## DATA EXCERPT
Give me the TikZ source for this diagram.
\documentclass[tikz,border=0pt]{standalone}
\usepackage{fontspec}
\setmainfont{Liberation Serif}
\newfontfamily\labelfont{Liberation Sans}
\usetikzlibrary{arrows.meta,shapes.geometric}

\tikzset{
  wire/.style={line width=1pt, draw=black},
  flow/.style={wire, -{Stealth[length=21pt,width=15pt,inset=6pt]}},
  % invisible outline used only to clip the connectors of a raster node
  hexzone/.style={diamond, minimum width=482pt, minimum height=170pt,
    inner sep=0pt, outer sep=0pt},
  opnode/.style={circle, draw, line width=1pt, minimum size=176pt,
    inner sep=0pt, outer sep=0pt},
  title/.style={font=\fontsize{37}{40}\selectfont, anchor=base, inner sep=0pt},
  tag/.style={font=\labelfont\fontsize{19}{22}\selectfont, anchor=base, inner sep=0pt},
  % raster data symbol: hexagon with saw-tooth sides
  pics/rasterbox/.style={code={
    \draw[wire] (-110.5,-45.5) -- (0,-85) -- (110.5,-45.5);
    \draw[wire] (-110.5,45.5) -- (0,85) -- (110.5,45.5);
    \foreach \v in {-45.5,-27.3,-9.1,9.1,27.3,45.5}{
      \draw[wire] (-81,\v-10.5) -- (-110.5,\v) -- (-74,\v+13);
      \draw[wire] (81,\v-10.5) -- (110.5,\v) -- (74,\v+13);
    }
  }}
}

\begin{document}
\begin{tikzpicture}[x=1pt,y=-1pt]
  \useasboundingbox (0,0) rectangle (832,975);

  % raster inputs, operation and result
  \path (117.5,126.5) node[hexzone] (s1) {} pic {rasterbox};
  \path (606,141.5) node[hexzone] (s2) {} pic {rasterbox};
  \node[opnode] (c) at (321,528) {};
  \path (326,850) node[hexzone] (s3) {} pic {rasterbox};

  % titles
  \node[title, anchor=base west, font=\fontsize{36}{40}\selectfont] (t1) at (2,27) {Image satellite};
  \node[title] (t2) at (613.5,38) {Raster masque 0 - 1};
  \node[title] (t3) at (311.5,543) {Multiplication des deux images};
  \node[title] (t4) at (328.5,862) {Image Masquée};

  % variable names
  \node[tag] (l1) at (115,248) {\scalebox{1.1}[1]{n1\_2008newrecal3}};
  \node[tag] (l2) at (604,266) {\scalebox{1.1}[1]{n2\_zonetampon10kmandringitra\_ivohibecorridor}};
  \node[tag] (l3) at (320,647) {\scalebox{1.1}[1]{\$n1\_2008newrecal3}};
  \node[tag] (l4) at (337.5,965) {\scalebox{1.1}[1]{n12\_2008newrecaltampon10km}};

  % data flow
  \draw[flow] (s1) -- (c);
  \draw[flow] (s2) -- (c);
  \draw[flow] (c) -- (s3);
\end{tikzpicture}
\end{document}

## REQUEST
Go back to the listing above and please repeat it exactly.

## WRITTEN RESPONSE
Give me the TikZ source for this diagram.
\documentclass[tikz,border=0pt]{standalone}
\usepackage{fontspec}
\setmainfont{Liberation Serif}
\newfontfamily\labelfont{Liberation Sans}
\usetikzlibrary{arrows.meta,shapes.geometric}

\tikzset{
  wire/.style={line width=1pt, draw=black},
  flow/.style={wire, -{Stealth[length=21pt,width=15pt,inset=6pt]}},
  % invisible outline used only to clip the connectors of a raster node
  hexzone/.style={diamond, minimum width=482pt, minimum height=170pt,
    inner sep=0pt, outer sep=0pt},
  opnode/.style={circle, draw, line width=1pt, minimum size=176pt,
    inner sep=0pt, outer sep=0pt},
  title/.style={font=\fontsize{37}{40}\selectfont, anchor=base, inner sep=0pt},
  tag/.style={font=\labelfont\fontsize{19}{22}\selectfont, anchor=base, inner sep=0pt},
  % raster data symbol: hexagon with saw-tooth sides
  pics/rasterbox/.style={code={
    \draw[wire] (-110.5,-45.5) -- (0,-85) -- (110.5,-45.5);
    \draw[wire] (-110.5,45.5) -- (0,85) -- (110.5,45.5);
    \foreach \v in {-45.5,-27.3,-9.1,9.1,27.3,45.5}{
      \draw[wire] (-81,\v-10.5) -- (-110.5,\v) -- (-74,\v+13);
      \draw[wire] (81,\v-10.5) -- (110.5,\v) -- (74,\v+13);
    }
  }}
}

\begin{document}
\begin{tikzpicture}[x=1pt,y=-1pt]
  \useasboundingbox (0,0) rectangle (832,975);

  % raster inputs, operation and result
  \path (117.5,126.5) node[hexzone] (s1) {} pic {rasterbox};
  \path (606,141.5) node[hexzone] (s2) {} pic {rasterbox};
  \node[opnode] (c) at (321,528) {};
  \path (326,850) node[hexzone] (s3) {} pic {rasterbox};

  % titles
  \node[title, anchor=base west, font=\fontsize{36}{40}\selectfont] (t1) at (2,27) {Image satellite};
  \node[title] (t2) at (613.5,38) {Raster masque 0 - 1};
  \node[title] (t3) at (311.5,543) {Multiplication des deux images};
  \node[title] (t4) at (328.5,862) {Image Masquée};

  % variable names
  \node[tag] (l1) at (115,248) {\scalebox{1.1}[1]{n1\_2008newrecal3}};
  \node[tag] (l2) at (604,266) {\scalebox{1.1}[1]{n2\_zonetampon10kmandringitra\_ivohibecorridor}};
  \node[tag] (l3) at (320,647) {\scalebox{1.1}[1]{\$n1\_2008newrecal3}};
  \node[tag] (l4) at (337.5,965) {\scalebox{1.1}[1]{n12\_2008newrecaltampon10km}};

  % data flow
  \draw[flow] (s1) -- (c);
  \draw[flow] (s2) -- (c);
  \draw[flow] (c) -- (s3);
\end{tikzpicture}
\end{document}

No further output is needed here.